- What to produce -
Exactly reproduce the lines from the top of the entries below through the line containing "const pairs = (xs, ys)", with both ends included.

Code that draws figures:
===

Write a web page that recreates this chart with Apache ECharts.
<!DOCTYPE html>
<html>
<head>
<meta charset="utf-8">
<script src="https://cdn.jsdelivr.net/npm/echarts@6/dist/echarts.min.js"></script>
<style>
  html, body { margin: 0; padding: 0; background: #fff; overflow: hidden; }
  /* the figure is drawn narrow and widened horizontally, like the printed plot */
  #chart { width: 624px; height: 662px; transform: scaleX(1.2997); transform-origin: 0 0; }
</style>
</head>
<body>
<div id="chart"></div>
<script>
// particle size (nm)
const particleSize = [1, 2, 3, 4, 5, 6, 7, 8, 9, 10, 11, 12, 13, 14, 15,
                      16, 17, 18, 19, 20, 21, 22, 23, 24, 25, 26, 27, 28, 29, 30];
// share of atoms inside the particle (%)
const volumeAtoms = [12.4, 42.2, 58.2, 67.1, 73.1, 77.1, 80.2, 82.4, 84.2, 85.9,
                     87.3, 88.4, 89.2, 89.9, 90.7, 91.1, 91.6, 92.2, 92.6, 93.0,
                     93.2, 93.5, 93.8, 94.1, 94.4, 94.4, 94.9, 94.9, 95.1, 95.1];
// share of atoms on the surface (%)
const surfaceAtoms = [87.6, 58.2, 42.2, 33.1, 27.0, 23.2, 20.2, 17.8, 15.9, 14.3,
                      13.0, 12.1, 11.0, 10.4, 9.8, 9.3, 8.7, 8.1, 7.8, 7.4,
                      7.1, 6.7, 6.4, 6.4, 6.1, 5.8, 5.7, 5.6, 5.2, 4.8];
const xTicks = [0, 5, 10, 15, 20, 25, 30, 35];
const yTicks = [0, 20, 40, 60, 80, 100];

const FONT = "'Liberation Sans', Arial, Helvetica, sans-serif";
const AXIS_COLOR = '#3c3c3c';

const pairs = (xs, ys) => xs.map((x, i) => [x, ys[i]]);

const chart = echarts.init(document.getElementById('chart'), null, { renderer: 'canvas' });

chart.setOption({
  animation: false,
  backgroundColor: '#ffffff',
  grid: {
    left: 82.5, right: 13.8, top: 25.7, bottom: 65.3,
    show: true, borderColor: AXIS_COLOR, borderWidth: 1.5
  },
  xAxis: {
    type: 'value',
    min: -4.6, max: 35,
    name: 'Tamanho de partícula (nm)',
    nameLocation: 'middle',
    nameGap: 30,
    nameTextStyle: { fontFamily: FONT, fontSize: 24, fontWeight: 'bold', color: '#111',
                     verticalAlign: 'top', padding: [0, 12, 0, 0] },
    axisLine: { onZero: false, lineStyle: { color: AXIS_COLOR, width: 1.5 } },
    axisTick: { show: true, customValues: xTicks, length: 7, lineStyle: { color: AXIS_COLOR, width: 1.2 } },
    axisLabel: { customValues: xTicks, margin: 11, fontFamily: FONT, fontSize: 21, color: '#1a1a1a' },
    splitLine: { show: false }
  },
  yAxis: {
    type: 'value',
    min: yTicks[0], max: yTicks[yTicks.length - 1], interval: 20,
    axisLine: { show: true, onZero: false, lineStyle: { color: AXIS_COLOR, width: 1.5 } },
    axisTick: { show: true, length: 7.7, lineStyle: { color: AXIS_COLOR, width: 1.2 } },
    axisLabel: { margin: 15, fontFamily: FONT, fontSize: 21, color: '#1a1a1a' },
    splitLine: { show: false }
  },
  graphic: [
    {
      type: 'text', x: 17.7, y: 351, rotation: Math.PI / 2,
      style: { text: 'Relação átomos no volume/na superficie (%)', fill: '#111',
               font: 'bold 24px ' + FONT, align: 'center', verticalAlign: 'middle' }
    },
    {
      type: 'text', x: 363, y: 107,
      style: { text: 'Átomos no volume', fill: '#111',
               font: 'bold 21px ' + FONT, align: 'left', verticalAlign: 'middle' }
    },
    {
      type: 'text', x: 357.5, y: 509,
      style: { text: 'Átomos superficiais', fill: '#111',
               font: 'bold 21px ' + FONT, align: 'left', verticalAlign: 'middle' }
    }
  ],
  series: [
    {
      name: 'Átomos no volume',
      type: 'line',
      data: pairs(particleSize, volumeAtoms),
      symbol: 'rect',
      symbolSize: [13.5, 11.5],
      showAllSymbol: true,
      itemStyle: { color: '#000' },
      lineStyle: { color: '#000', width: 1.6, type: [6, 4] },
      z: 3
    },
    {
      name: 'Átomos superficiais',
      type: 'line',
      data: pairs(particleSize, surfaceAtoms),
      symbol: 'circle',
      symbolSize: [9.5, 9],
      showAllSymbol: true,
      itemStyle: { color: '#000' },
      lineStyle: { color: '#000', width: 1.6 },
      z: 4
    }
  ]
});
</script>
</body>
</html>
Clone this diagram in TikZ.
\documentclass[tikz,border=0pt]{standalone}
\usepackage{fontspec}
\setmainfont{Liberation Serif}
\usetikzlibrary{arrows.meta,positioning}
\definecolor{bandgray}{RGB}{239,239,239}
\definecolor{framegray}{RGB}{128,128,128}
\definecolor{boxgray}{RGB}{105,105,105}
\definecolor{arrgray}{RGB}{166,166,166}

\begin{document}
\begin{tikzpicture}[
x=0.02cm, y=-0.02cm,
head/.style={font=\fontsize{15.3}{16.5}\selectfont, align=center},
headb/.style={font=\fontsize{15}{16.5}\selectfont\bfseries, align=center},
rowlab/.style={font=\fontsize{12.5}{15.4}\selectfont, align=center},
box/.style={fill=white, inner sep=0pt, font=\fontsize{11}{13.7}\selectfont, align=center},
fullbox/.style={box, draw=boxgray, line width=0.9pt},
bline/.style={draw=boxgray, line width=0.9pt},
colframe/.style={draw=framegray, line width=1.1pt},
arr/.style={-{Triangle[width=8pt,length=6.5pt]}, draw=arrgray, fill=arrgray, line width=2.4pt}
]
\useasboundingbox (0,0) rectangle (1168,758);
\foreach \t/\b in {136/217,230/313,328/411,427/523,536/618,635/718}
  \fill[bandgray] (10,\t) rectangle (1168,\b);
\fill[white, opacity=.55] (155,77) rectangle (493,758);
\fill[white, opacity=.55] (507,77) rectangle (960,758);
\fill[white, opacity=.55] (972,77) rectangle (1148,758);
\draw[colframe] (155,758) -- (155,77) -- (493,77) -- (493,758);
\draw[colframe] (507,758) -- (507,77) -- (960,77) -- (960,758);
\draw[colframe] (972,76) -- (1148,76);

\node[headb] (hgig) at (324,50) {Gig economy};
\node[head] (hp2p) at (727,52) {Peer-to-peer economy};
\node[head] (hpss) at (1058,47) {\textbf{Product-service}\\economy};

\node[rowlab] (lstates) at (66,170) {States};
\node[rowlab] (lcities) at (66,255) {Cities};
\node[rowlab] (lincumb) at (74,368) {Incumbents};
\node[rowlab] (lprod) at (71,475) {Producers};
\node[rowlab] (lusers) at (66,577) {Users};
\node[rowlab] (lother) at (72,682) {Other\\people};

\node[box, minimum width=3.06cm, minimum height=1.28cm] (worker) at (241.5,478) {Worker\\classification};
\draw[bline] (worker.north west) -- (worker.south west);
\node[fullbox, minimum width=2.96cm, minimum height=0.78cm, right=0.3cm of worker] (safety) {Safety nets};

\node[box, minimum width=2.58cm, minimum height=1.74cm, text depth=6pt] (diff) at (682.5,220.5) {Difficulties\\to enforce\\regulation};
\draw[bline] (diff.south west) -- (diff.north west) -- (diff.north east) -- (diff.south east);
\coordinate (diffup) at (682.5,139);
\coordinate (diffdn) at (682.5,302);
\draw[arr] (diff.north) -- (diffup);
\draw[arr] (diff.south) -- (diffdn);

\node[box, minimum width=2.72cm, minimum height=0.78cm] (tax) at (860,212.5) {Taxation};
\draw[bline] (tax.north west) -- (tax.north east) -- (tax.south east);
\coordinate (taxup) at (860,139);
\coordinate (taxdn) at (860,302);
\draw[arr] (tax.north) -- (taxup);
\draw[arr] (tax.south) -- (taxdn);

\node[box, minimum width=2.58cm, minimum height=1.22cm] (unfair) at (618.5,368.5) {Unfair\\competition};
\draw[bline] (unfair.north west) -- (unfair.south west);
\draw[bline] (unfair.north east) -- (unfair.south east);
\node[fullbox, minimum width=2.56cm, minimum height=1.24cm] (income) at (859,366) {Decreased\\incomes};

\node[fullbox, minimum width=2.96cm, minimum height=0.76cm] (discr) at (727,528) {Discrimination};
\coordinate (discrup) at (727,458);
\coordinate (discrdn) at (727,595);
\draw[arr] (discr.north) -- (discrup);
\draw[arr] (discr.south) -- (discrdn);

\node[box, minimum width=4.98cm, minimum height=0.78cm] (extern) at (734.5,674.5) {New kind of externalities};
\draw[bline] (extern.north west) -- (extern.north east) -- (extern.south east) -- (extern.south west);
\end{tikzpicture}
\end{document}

===

- Written response -
Write a web page that recreates this chart with Apache ECharts.
<!DOCTYPE html>
<html>
<head>
<meta charset="utf-8">
<script src="https://cdn.jsdelivr.net/npm/echarts@6/dist/echarts.min.js"></script>
<style>
  html, body { margin: 0; padding: 0; background: #fff; overflow: hidden; }
  /* the figure is drawn narrow and widened horizontally, like the printed plot */
  #chart { width: 624px; height: 662px; transform: scaleX(1.2997); transform-origin: 0 0; }
</style>
</head>
<body>
<div id="chart"></div>
<script>
// particle size (nm)
const particleSize = [1, 2, 3, 4, 5, 6, 7, 8, 9, 10, 11, 12, 13, 14, 15,
                      16, 17, 18, 19, 20, 21, 22, 23, 24, 25, 26, 27, 28, 29, 30];
// share of atoms inside the particle (%)
const volumeAtoms = [12.4, 42.2, 58.2, 67.1, 73.1, 77.1, 80.2, 82.4, 84.2, 85.9,
                     87.3, 88.4, 89.2, 89.9, 90.7, 91.1, 91.6, 92.2, 92.6, 93.0,
                     93.2, 93.5, 93.8, 94.1, 94.4, 94.4, 94.9, 94.9, 95.1, 95.1];
// share of atoms on the surface (%)
const surfaceAtoms = [87.6, 58.2, 42.2, 33.1, 27.0, 23.2, 20.2, 17.8, 15.9, 14.3,
                      13.0, 12.1, 11.0, 10.4, 9.8, 9.3, 8.7, 8.1, 7.8, 7.4,
                      7.1, 6.7, 6.4, 6.4, 6.1, 5.8, 5.7, 5.6, 5.2, 4.8];
const xTicks = [0, 5, 10, 15, 20, 25, 30, 35];
const yTicks = [0, 20, 40, 60, 80, 100];

const FONT = "'Liberation Sans', Arial, Helvetica, sans-serif";
const AXIS_COLOR = '#3c3c3c';

const pairs = (xs, ys) => xs.map((x, i) => [x, ys[i]]);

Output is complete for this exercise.